O parágrafo que abre estas considerações está também na abertura do Manifesto à Sociedade Brasileira, aprovado por unanimidade pelo Plenário do Conselho Federal da OAB a partir de proposta da Diretoria Nacional da Entidade em 02 de dezembro de 2014. O documento, que foi apresentado à Presidência da República, ao Congresso e todas as instituições e entidades do país, deixa claro que “não cabe à OAB pedir a condenação ou a absolvição de acusados, nem comentar casos submetidos à apreciação judicial. Mas, tem o dever institucional de declarar que o povo brasileiro exige a investigação minuciosa de todos os fatos, bem como a responsabilização civil, administrativa e criminal dos autores dos delitos apurados”.
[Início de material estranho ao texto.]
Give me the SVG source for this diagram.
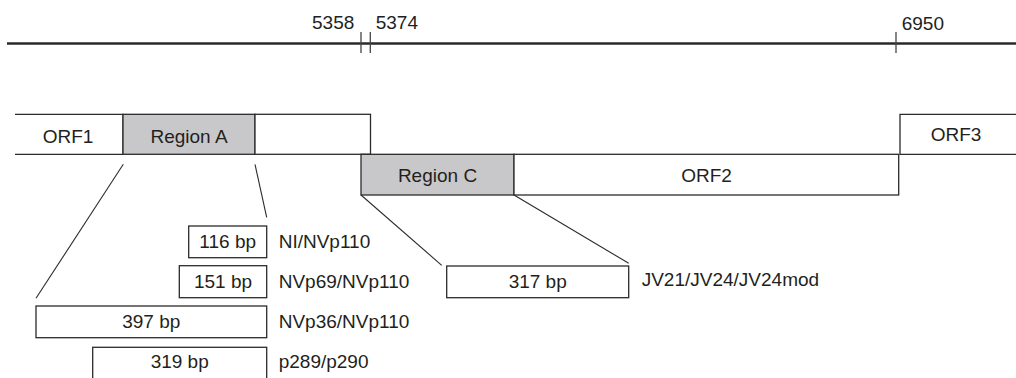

Mas alerta que o propósito de investigar profundamente não pode implicar a violação dos princípios básicos do Estado de Direito. É inadmissível que prisões provisórias se justifiquem para forçar a confissão de acusados. O combate à corrupção não legitima o atentado à liberdade. No Estado Democrático de Direito, em cujo cerne encontra-se o princípio da dignidade da pessoa humana, outra não pode ser a orientação. “A OAB defende o cumprimento da Constituição da República por todos os brasileiros, independentemente de condição social ou econômica. Os postulados do devido processo legal, do direito de defesa e da presunção de inocência são valores que devem nortear a convivência civilizada em uma sociedade democrática, com a proteção do ser humano contra o uso arbitrário do poder”.
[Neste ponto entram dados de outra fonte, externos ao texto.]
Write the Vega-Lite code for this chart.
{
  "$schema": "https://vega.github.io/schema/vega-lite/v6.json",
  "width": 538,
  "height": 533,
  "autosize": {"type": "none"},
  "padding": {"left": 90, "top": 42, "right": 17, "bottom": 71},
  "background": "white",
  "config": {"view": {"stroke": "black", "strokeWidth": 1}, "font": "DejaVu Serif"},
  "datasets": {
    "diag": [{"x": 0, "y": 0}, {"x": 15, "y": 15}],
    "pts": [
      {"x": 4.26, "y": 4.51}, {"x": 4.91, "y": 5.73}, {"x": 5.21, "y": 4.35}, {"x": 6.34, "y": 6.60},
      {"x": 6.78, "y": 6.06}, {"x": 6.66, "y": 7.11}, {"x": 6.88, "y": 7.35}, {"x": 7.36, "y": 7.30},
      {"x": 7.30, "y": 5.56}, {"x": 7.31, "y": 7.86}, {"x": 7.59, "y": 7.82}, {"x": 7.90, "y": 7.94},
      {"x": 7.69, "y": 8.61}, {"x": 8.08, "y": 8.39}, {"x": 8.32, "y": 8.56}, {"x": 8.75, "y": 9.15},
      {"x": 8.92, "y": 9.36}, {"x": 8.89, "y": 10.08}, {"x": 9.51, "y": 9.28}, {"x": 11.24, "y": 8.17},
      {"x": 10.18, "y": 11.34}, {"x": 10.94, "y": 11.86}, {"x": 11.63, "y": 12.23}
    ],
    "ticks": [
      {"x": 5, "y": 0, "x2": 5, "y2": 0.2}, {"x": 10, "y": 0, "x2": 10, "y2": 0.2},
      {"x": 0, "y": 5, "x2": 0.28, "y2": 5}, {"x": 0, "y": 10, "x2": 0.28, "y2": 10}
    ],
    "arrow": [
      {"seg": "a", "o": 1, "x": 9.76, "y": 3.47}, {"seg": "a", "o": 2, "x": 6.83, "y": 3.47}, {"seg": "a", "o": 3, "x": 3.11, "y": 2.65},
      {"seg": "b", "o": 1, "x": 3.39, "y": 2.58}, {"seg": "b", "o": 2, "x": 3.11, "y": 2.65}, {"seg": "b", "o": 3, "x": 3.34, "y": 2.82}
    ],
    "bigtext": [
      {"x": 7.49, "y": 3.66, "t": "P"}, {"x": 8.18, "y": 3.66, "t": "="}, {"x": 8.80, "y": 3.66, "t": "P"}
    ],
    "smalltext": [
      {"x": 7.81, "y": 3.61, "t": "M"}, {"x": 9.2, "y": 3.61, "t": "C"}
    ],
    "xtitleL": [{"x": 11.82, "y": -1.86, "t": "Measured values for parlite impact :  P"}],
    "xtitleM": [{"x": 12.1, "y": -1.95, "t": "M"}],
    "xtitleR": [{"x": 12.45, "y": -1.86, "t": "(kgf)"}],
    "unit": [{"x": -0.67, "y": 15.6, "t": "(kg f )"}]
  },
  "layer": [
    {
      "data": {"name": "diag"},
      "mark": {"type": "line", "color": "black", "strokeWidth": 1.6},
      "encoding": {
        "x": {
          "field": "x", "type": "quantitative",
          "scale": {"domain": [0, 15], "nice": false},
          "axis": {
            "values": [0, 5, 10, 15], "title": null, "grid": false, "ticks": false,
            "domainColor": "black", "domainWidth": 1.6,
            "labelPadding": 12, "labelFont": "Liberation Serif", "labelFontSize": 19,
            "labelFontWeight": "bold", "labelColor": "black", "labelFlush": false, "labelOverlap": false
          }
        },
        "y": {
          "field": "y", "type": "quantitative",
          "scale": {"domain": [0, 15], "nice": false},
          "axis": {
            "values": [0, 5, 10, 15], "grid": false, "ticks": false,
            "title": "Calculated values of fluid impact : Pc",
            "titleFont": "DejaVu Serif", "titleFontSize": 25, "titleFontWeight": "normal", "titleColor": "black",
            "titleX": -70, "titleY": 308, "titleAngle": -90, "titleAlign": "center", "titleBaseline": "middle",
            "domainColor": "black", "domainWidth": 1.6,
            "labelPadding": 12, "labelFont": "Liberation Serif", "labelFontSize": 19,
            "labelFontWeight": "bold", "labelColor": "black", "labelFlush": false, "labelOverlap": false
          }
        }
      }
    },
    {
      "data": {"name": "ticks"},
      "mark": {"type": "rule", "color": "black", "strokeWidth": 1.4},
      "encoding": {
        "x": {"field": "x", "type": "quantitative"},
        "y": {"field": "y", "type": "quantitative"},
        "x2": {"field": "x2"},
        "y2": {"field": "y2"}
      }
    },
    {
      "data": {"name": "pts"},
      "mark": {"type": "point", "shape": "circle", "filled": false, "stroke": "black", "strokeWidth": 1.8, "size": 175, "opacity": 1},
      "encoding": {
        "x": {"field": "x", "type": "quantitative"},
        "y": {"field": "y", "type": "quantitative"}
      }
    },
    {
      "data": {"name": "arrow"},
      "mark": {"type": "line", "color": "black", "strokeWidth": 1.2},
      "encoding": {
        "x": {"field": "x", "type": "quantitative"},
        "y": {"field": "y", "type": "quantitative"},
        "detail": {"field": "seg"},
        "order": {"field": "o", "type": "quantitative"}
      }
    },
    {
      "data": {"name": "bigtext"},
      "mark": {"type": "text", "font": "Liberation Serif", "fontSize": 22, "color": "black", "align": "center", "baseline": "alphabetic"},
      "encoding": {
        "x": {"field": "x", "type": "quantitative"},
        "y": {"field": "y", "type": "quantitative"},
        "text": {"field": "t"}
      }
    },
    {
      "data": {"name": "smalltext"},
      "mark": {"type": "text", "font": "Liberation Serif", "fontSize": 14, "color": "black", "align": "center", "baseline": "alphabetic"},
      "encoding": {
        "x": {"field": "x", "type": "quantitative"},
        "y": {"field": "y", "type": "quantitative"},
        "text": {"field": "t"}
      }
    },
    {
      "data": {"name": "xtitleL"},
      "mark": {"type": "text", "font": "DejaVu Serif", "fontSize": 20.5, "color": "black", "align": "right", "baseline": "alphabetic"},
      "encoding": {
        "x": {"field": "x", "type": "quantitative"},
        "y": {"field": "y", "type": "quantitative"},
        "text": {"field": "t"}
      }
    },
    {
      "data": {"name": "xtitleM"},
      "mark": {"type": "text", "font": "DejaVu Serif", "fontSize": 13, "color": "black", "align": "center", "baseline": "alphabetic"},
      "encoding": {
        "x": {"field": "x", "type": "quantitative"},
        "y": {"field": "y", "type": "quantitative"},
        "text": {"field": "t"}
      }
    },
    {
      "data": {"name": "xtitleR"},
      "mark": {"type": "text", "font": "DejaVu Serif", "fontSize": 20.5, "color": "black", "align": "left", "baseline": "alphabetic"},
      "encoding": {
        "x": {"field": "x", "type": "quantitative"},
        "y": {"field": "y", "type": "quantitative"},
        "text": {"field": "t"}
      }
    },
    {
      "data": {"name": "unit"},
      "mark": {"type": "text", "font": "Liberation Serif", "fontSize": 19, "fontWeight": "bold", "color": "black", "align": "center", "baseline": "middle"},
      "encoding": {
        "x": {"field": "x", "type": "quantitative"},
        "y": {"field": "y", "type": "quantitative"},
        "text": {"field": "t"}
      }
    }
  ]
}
De uma forma ou de outra, as propostas contidas nos documentos distribuídos pela Polícia Federal e pelo Ministério Público Federal são convergentes em muitos pontos com o manifesto produzido pela advocacia nacional. Mas conflitam e divergem apenas quando se identifica a perspectiva de buscar o totalitarismo para combater a corrupção, pelo risco da medicação condenar o paciente. Além da profunda investigação dos fatos ilícitos, temos que enfrentar a tarefa de por fim aos estímulos sistêmicos à prática da corrupção, e o financiamento empresarial de campanhas eleitorais é o incentivo principal. Já vitoriosa em número de votos, a ADI apresentada pela OAB no Supremo permanece parada por um pedido de vistas. A conclusão do julgamento já seria um bom começo.